The only constant in the news media world is change. And today it is happening at a pace that demands publishers understand what’s in store — and take immediate action.
Señor drew information from the Innovation in Media 2022/23 World Report, for which was an editor. He provided some of the key findings from that report and used them as a springboard for developing future-proofed strategies.
Media publishers must get ready for the world of Web 3.0, which is being touted as the future of the Internet and is being built using new technologies such as blockchain and decentralisation. While much of it still remains a mystery, Señor said there are certain things publishers must do now to be part of that new frontier.
“This is not just about the metaverse; it is about rethinking the Web as we know it,” he said. “The news site as we know it may disappear in the Web 3 world.”
He declared this a new beginning and said the changes will be profound and irreversible. To keep from being left behind, publishers must adopt a first-party data strategy.
“2023 is the year digital advertising changes forever,” Señor said, referencing Google’s phase-out of third-party cookies. “The shift is epochal, and it is coming fast in 2024.”
Preparing for what’s next
Until now, publishers have been running what Señor called “blind digital businesses” and lacked a direct relationship with their audiences.
That needs to end now, and the way to remove the blinders is through data: “If you have their data, you can have an informed direct relationship,” he said. “Control what you offer, what you charge, and what’s next.”
As publishers prepare for the future, Señor said there are five specific innovations to adopt. All of them can help extend reach and revenue — as well as keeping news media companies in the game.

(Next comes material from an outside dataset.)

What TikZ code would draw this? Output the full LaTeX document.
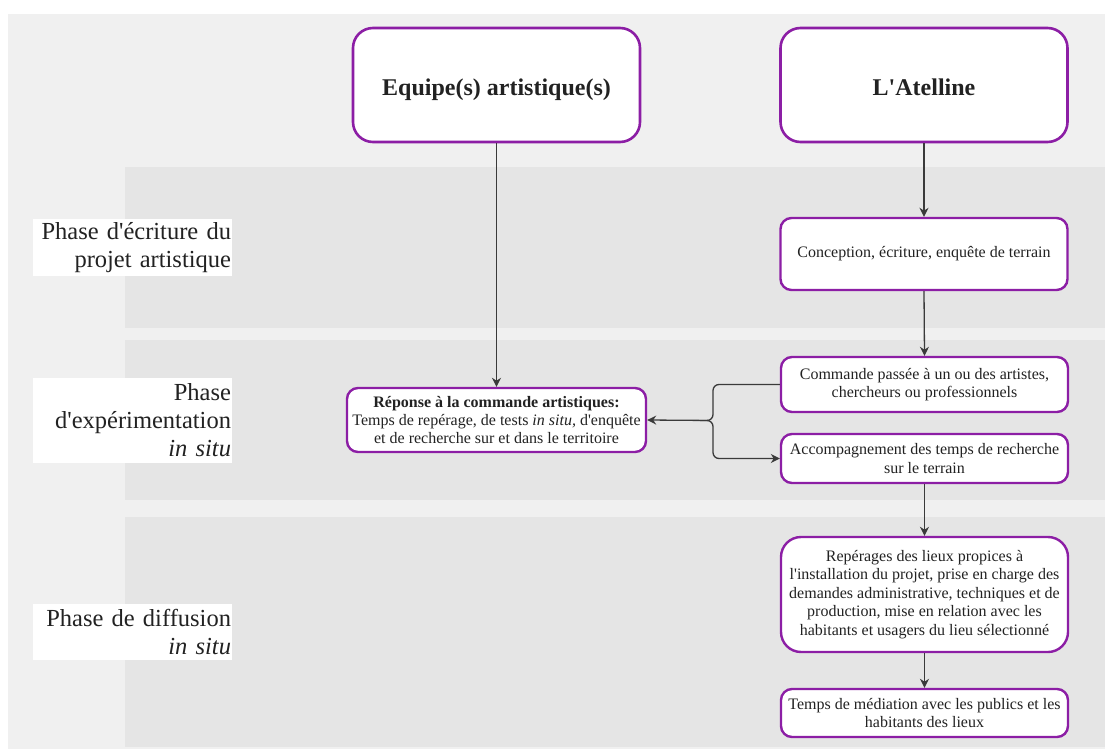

Somehow, newsletters have become a business model of their own, and Señor referred to them as “conversion monsters.”
“Newsletters have proven to be the most versatile tool in the publishers’ arsenal,” he noted. “That’s because, at the end of the day, e-mail is still the best thing for people. It’s personal, it comes to you, and it’s something people check.”

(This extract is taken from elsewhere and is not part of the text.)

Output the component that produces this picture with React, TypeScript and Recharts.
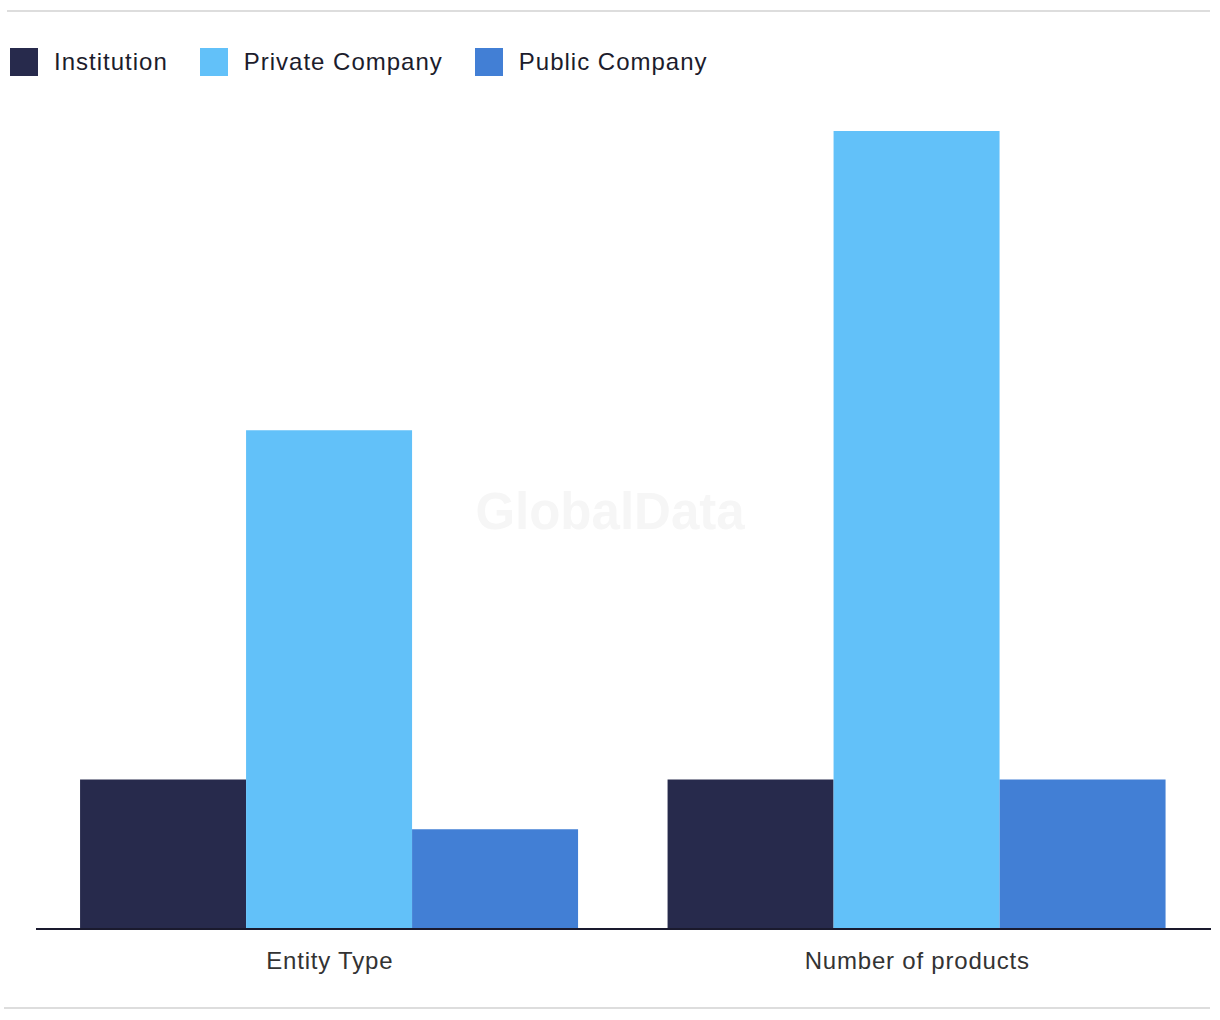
import { BarChart, Bar, XAxis, YAxis } from "recharts";

const categories = ["Entity Type", "Number of products"];
const institution = [3, 3];
const privateCompany = [10, 16];
const publicCompany = [2, 3];

const seriesNames = ["Institution", "Private Company", "Public Company"];
const seriesKeys = ["institution", "privateCompany", "publicCompany"];
const seriesColors = ["#272a4c", "#62c1f9", "#427fd5"];

const chartData = categories.map((name, i) => ({
  name,
  institution: institution[i],
  privateCompany: privateCompany[i],
  publicCompany: publicCompany[i],
}));

const font = "'Liberation Sans', Arial, sans-serif";

const App = () => {
  return (
    <div
      style={{
        position: "absolute",
        left: 0,
        top: 0,
        width: 1220,
        height: 1020,
        background: "#fff",
        fontFamily: font,
      }}
    >
      {/* top and bottom rules */}
      <div style={{ position: "absolute", left: 7, top: 10, width: 1203, height: 2, background: "#dddddd" }} />
      <div style={{ position: "absolute", left: 4, top: 1007, width: 1206, height: 2, background: "#dddddd" }} />

      {/* watermark */}
      <div
        style={{
          position: "absolute",
          left: 410,
          top: 482,
          width: 400,
          textAlign: "center",
          fontSize: 51,
          fontWeight: 700,
          color: "#f6f6f6",
          pointerEvents: "none",
        }}
      >
        GlobalData
      </div>

      {/* legend */}
      <div style={{ position: "absolute", left: 10, top: 48, display: "flex", alignItems: "center" }}>
        {seriesNames.map((n, i) => (
          <div key={n} style={{ display: "flex", alignItems: "center", marginRight: 32 }}>
            <div style={{ width: 28, height: 28, background: seriesColors[i], marginRight: 16 }} />
            <span style={{ fontSize: 24, color: "#1c1c2c", letterSpacing: 1, lineHeight: "28px" }}>{n}</span>
          </div>
        ))}
      </div>

      <div style={{ position: "absolute", left: 0, top: 0 }}>
        <BarChart
          width={1220}
          height={1020}
          data={chartData}
          margin={{ top: 131, right: 9, left: 36, bottom: 31 }}
          barCategoryGap="7.5%"
          barGap={0}
        >
          <XAxis
            dataKey="name"
            height={60}
            axisLine={{ stroke: "#1a1a2e", strokeWidth: 2 }}
            tickLine={false}
            tickSize={0}
            tickMargin={23}
            tick={{ fill: "#333333", fontSize: 24, fontFamily: font, letterSpacing: 0.8 }}
          />
          <YAxis hide domain={[0, 16]} />
          {seriesKeys.map((k, i) => (
            <Bar key={k} dataKey={k} name={seriesNames[i]} fill={seriesColors[i]} isAnimationActive={false} />
          ))}
        </BarChart>
      </div>
    </div>
  );
};

export default App;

When done properly, newsletters are welcomed by readers. They can promote causes, provide analyses of complex topics, provide important information in a timely manner, and generate revenue. “And it’s a key driver for collecting first-party data.”
Although broadcast companies have experienced a drop in listeners, podcast is experiencing a boom—and advertising is following. In May, the number of podcast advertisers grew by 42% in the United States, and the next revenue model could involve listeners paying for audio.

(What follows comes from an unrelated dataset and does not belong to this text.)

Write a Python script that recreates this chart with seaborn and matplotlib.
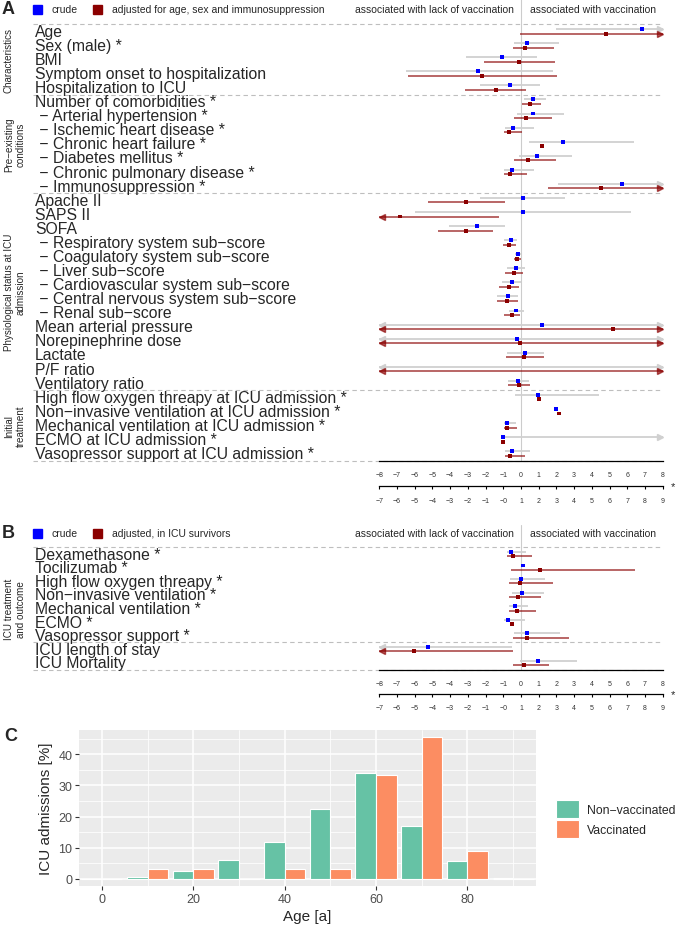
import numpy as np
import pandas as pd
import matplotlib
matplotlib.use("Agg")
import matplotlib.pyplot as plt
import matplotlib.transforms as mtransforms
from matplotlib.patches import Rectangle
from matplotlib.lines import Line2D
import seaborn as sns

nan, inf = np.nan, np.inf

# ---------------- panel A data ----------------
a_labels = [
    "Age", "Sex (male) *", "BMI", "Symptom onset to hospitalization", "Hospitalization to ICU",
    "Number of comorbidities *", " \u2212 Arterial hypertension *", " \u2212 Ischemic heart disease *",
    " \u2212 Chronic heart failure *", " \u2212 Diabetes mellitus *", " \u2212 Chronic pulmonary disease *",
    " \u2212 Immunosuppression *",
    "Apache II", "SAPS II", "SOFA", " \u2212 Respiratory system sub\u2212score",
    " \u2212 Coagulatory system sub\u2212score", " \u2212 Liver sub\u2212score",
    " \u2212 Cardiovascular system sub\u2212score", " \u2212 Central nervous system sub\u2212score",
    " \u2212 Renal sub\u2212score", "Mean arterial pressure", "Norepinephrine dose", "Lactate",
    "P/F ratio", "Ventilatory ratio",
    "High flow oxygen threapy at ICU admission *", "Non\u2212invasive ventilation at ICU admission *",
    "Mechanical ventilation at ICU admission *", "ECMO at ICU admission *",
    "Vasopressor support at ICU admission *",
]
a_crude_est = [6.82, 0.34, -1.07, -2.41, -0.62, 0.70, 0.66, -0.43, 2.39, 0.90, -0.49, 5.71,
               0.09, 0.11, -2.50, -0.58, -0.17, -0.30, -0.53, -0.73, -0.26, 1.21, -0.21, 0.23,
               nan, -0.15, 0.96, 1.96, -0.79, -1.02, -0.51]
a_crude_lo = [1.96, -0.38, -3.11, -6.48, -2.32, 0.15, -0.21, -0.89, 0.47, -0.13, -0.96, 2.11,
              -2.34, -6.01, -4.09, -0.96, -0.36, -0.79, -1.07, -1.34, -0.70, -inf, -inf, -0.81,
              -inf, -0.73, -0.36, nan, -0.96, -1.02, -0.90]
a_crude_hi = [inf, 2.13, 0.92, 1.81, 1.09, 1.39, 2.45, 0.72, 6.38, 2.88, 0.75, inf,
              2.50, 6.23, -0.92, -0.21, 0.02, 0.21, 0.02, -0.15, 0.17, inf, inf, 1.28,
              inf, 0.43, 4.43, nan, -0.28, inf, 0.51]
a_adj_est = [4.78, 0.21, -0.09, -2.22, -1.43, 0.51, 0.26, -0.66, 1.17, 0.41, -0.64, 4.50,
             -3.09, -6.82, -3.13, -0.66, -0.23, -0.40, -0.70, -0.79, -0.51, 5.22, -0.06, 0.19,
             nan, -0.13, 1.02, 2.15, -0.79, -1.02, -0.62]
a_adj_lo = [-0.08, -0.45, -2.11, -6.38, -3.16, 0.04, -0.41, -0.96, nan, -0.38, -0.98, 1.53,
            -5.27, -inf, -4.71, -1.04, -0.41, -0.89, -1.26, -1.37, -0.94, -inf, -inf, -0.87,
            -inf, -0.73, nan, nan, -0.98, nan, -0.92]
a_adj_hi = [inf, 1.88, 1.94, 2.03, 0.28, 1.15, 1.75, 0.08, nan, 2.00, 0.32, inf,
            -0.89, -1.24, -1.56, -0.26, 0.02, 0.09, -0.13, -0.19, -0.08, inf, inf, 1.28,
            inf, 0.49, nan, nan, -0.24, nan, 0.24]
a_groups = [("Characteristics", 0, 4), ("Pre\u2212existing\nconditions", 5, 11),
            ("Physiological status at ICU\nadmission", 12, 25), ("Initial\ntreatment", 26, 30)]
a_seps = [-0.5, 4.5, 11.5, 25.5, 30.5]

# ---------------- panel B data ----------------
b_labels = ["Dexamethasone *", "Tocilizumab *", "High flow oxygen threapy *",
            "Non\u2212invasive ventilation *", "Mechanical ventilation *", "ECMO *",
            "Vasopressor support *", "ICU length of stay", "ICU Mortality"]
b_crude_est = [-0.55, 0.13, -0.02, 0.06, -0.34, -0.73, 0.32, -5.25, 0.96]
b_crude_lo = [-0.81, nan, -0.62, -0.53, -0.70, -0.98, -0.41, -inf, -0.07]
b_crude_hi = [0.30, nan, 1.37, 1.32, 0.41, 0.24, 2.22, -0.49, 3.18]
b_adj_est = [-0.45, 1.09, -0.04, -0.17, -0.24, -0.51, 0.36, -6.05, 0.19]
b_adj_lo = [-0.79, -0.56, -0.70, -0.70, -0.70, nan, -0.45, -inf, -0.45]
b_adj_hi = [0.60, 6.46, 1.79, 1.13, 0.85, nan, 2.73, -0.45, 1.58]
b_groups = [("ICU treatment\nand outcome", 0, 8)]
b_seps = [-0.5, 6.5, 8.5]

axis_ticks = list(range(-8, 9))
axis2_labels = ["\u22127", "\u22126", "\u22125", "\u22124", "\u22123", "\u22122", "\u22121", "\u22120",
                "1", "2", "3", "4", "5", "6", "7", "8", "9"]

# ---------------- panel C data ----------------
c_age = [0, 10, 20, 30, 40, 50, 60, 70, 80, 90]
c_nonvacc = [0.0, 0.6, 2.5, 6.0, 11.8, 22.4, 33.9, 17.1, 5.7, 0.3]
c_vacc = [0.0, 3.03, 3.03, 0.0, 3.03, 3.03, 33.33, 45.45, 9.09, 0.0]

BLUE = "#0000FF"
DARKRED = "#8B0000"
GREY_CI = "#D0D0D0"
GREEN = "#66C2A5"
ORANGE = "#FC8D62"

sns.set_style("white")
plt.rcParams["font.family"] = ["Liberation Sans", "DejaVu Sans"]

W, H = 685, 929
fig = plt.figure(figsize=(W / 100, H / 100), dpi=100)


def box(x0, y0, x1, y1):
    return [x0 / W, 1 - y1 / H, (x1 - x0) / W, (y1 - y0) / H]


def header(y, letter, adj_text):
    fig.text(2 / W, 1 - y / H, letter, fontsize=13, fontweight="bold", ha="left", va="center")
    fig.add_artist(Rectangle((33 / W, 1 - (y + 4.5) / H), 9 / W, 9 / H, color=BLUE,
                             transform=fig.transFigure))
    fig.text(51 / W, 1 - y / H, "crude", fontsize=7.5, ha="left", va="center")
    fig.add_artist(Rectangle((93 / W, 1 - (y + 4.5) / H), 9 / W, 9 / H, color=DARKRED,
                             transform=fig.transFigure))
    fig.text(112 / W, 1 - y / H, adj_text, fontsize=7.5, ha="left", va="center")
    fig.text(514 / W, 1 - y / H, "associated with lack of vaccination", fontsize=7.5,
             ha="right", va="center")
    fig.text(530 / W, 1 - y / H, "associated with vaccination", fontsize=7.5,
             ha="left", va="center")


def forest(rect, labels, ce, cl, ch, ae, al, ah, groups, seps, line_top, axis2_px):
    ax = fig.add_axes(rect)
    n = len(labels)
    rows = np.arange(n)
    ce, cl, ch = np.array(ce), np.array(cl), np.array(ch)
    ae, al, ah = np.array(ae), np.array(al), np.array(ah)

    # zero line running up to the header
    tz = mtransforms.blended_transform_factory(ax.transData, fig.transFigure)
    ax.add_line(Line2D([0, 0], [1 - line_top / H, rect[1]], transform=tz, color="#CCCCCC",
                       lw=0.8, clip_on=False, zorder=1))

    # group separators
    tf = mtransforms.blended_transform_factory(fig.transFigure, ax.transData)
    for s in seps:
        ax.add_line(Line2D([33 / W, 663 / W], [s, s], transform=tf, color="#BEBEBE", lw=0.8,
                           ls=(0, (4, 3)), clip_on=False, zorder=1))

    # confidence intervals
    for lo, hi, yy, col, alpha in [(cl, ch, rows - 0.16, GREY_CI, 1.0),
                                   (al, ah, rows + 0.16, DARKRED, 0.65)]:
        ax.hlines(yy, np.clip(lo, -8, 8), np.clip(hi, -8, 8), color=col, lw=1.3,
                  alpha=alpha, zorder=2)
        left = np.nan_to_num(lo, nan=0) < -8
        right = np.nan_to_num(hi, nan=0) > 8
        ax.plot(np.full(left.sum(), -7.85), yy[left], ls="none", marker="<", ms=4,
                color=col, alpha=alpha, clip_on=False, zorder=2)
        ax.plot(np.full(right.sum(), 7.85), yy[right], ls="none", marker=">", ms=4,
                color=col, alpha=alpha, clip_on=False, zorder=2)

    pts = pd.DataFrame({
        "est": np.r_[ce, ae],
        "row": np.r_[rows - 0.16, rows + 0.16],
        "kind": ["crude"] * n + ["adjusted"] * n,
    })
    sns.scatterplot(data=pts, x="est", y="row", hue="kind",
                    palette={"crude": BLUE, "adjusted": DARKRED}, marker="s", s=8,
                    linewidth=0, legend=False, ax=ax, zorder=3)

    ax.set_xlim(-8, 8)
    ax.set_ylim(n - 0.5, -0.5)
    ax.set_xlabel("")
    ax.set_ylabel("")
    ax.set_yticks([])
    ax.patch.set_alpha(0)
    for s in ["top", "left", "right"]:
        ax.spines[s].set_visible(False)
    ax.spines["bottom"].set_linewidth(0.9)
    ax.spines["bottom"].set_color("black")
    ax.set_xticks(axis_ticks)
    ax.tick_params(axis="x", direction="out", length=2.5, width=0.8, labelsize=5, pad=5,
                   color="black", labelcolor="#333333")

    # second scale below
    height_px = rect[3] * H
    sec = ax.secondary_xaxis(-axis2_px / height_px)
    sec.set_xticks(axis_ticks, labels=axis2_labels)
    sec.tick_params(axis="x", direction="out", length=2.5, width=0.8, labelsize=5, pad=5,
                    color="black", labelcolor="#333333")
    sec.spines["bottom"].set_linewidth(0.9)
    sec.spines["bottom"].set_color("black")
    ybot = 1 - (H * (1 - rect[1]) + axis2_px) / H
    fig.text(673 / W, ybot, "*", fontsize=8, ha="center", va="center")

    # row labels
    for i, lab in enumerate(labels):
        ax.text(35 / W, i, lab, transform=tf, ha="left", va="center", fontsize=11.3,
                clip_on=False)
    for name, r0, r1 in groups:
        ax.text(4 / W, (r0 + r1) / 2, name, transform=tf, rotation=90, ha="left",
                va="center", ma="center", fontsize=7.1, clip_on=False)
    return ax


# ---------------- panel A ----------------
header(10, "A", "adjusted for age, sex and immunosuppression")
forest(box(379.3, 25.3, 662.7, 461.5), a_labels, a_crude_est, a_crude_lo, a_crude_hi,
       a_adj_est, a_adj_lo, a_adj_hi, a_groups, a_seps, 0, 25.8)

# ---------------- panel B ----------------
header(534, "B", "adjusted, in ICU survivors")
forest(box(379.3, 548.3, 662.7, 670.6), b_labels, b_crude_est, b_crude_lo, b_crude_hi,
       b_adj_est, b_adj_lo, b_adj_hi, b_groups, b_seps, 526, 24.4)

# ---------------- panel C ----------------
fig.text(4 / W, 1 - 737 / H, "C", fontsize=13, fontweight="bold", ha="left", va="center")
ax_c = fig.add_axes(box(79, 731, 536, 887))
dfc = pd.DataFrame({
    "age": c_age + c_age,
    "pct": c_nonvacc + c_vacc,
    "group": ["Non\u2212vaccinated"] * len(c_age) + ["Vaccinated"] * len(c_age),
})
sns.barplot(data=dfc, x="age", y="pct", hue="group", native_scale=True,
            palette=[GREEN, ORANGE], saturation=1, width=0.9, edgecolor="white",
            linewidth=0.8, ax=ax_c)
ax_c.set_facecolor("#EBEBEB")
ax_c.set_axisbelow(True)
for s in ax_c.spines.values():
    s.set_visible(False)
ax_c.set_xlim(-5, 95)
ax_c.set_ylim(-2.28, 47.8)
ax_c.set_xticks([0, 20, 40, 60, 80])
ax_c.set_xticks([10, 30, 50, 70, 90], minor=True)
ax_c.set_yticks([0, 10, 20, 30, 40])
ax_c.set_yticks([5, 15, 25, 35, 45], minor=True)
ax_c.grid(which="major", color="white", lw=1.1)
ax_c.grid(which="minor", color="white", lw=0.55)
ax_c.tick_params(which="major", length=2.75, width=0.8, color="#333333", labelcolor="#4D4D4D",
                 labelsize=9, pad=2, bottom=True, left=True)
ax_c.tick_params(which="minor", length=0)
ax_c.set_xlabel("Age [a]", fontsize=11, labelpad=3)
ax_c.set_ylabel("ICU admissions [%]", fontsize=11, labelpad=4)
handles, labels = ax_c.get_legend_handles_labels()
ax_c.legend(handles, labels, loc="center left", bbox_to_anchor=(556 / W, 1 - 820 / H),
            bbox_transform=fig.transFigure, frameon=False, fontsize=8.8, handlelength=1.9,
            handleheight=1.9, labelspacing=0.1, handletextpad=0.6, borderaxespad=0,
            borderpad=0)

fig.savefig("out.png", dpi=100)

“The great insight that we’ve seen is that people are not just willing to consume it, but they are now willing to pay for a podcast, too,” he said. His findings indicate 20% of listeners are “somewhat” or “very likely” to pay for a podcast subscription in the next 12 months.
“Not too many are willing to pay for newsletters, but they will pay for podcasts. The podcast subscription revenue model is here.”
The podcast habit was driven by the pandemic and has given birth to another listening trend: audio stories.
He pointed to Zetland, which started offering audio versions of its stories and, in just two months, saw 40% of its consumption come through audio. Six months in, that number had grown to 50%, and today 80% of content consumption is via audio. INMA recently visited Zetland during its study tour portion of Media Innovation Week in Copenhagen.
“Now when you offer this as part of a subscription, people love it and expect to not just read the story but listen to it. And the great thing about this innovation is that it doesn’t cost that much money anymore.”
AI + news
Artificial Intelligence is working its way into newsrooms, with robots providing reporting services — but Señor noted there are limitations.
“What we see is AI and machines are basically writing full articles, but mostly for reportorial journalism,” he said. This can include things like sports stories and real estate listings, and it can free up journalists’ time and allow them to focus on other stories.
AI also is useful in gaining insights into readers’ habits and improving engagement, but it lacks one thing human editors bring to the table: conscience. And conscience, he said, is the essence of intelligence.
“It cannot replace the human insight in terms of what is a good story and what is not a good story,” he said. “Technology is a means, not an end. You still have to listen more to your editors and to human intelligence than you do to Artificial Intelligence.”
Advertising is no longer a viable form of sustainability for news media companies, and paywalls should be looked at as tools for retention and revenue.
“You need to charge for content,” Señor said. “You really must abandon display advertising.”
Data visualisations became an incredibly popular form of storytelling during the pandemic and were major drivers of subscriptions, Señor said. The combination of testimonials and data sets allows news media outlets to tell a story in a new and specific way, and when the data is available to everyone, its reach and impact are even greater.
These five innovations are critical to preparing for Web3, but they are not the only actions publishers need to take as they plan for the future. Señor said there is one strategy that also is critical for all news media companies to implement immediately:
“Re-invest in quality journalism,” he said. “Because only journalism will save journalism.”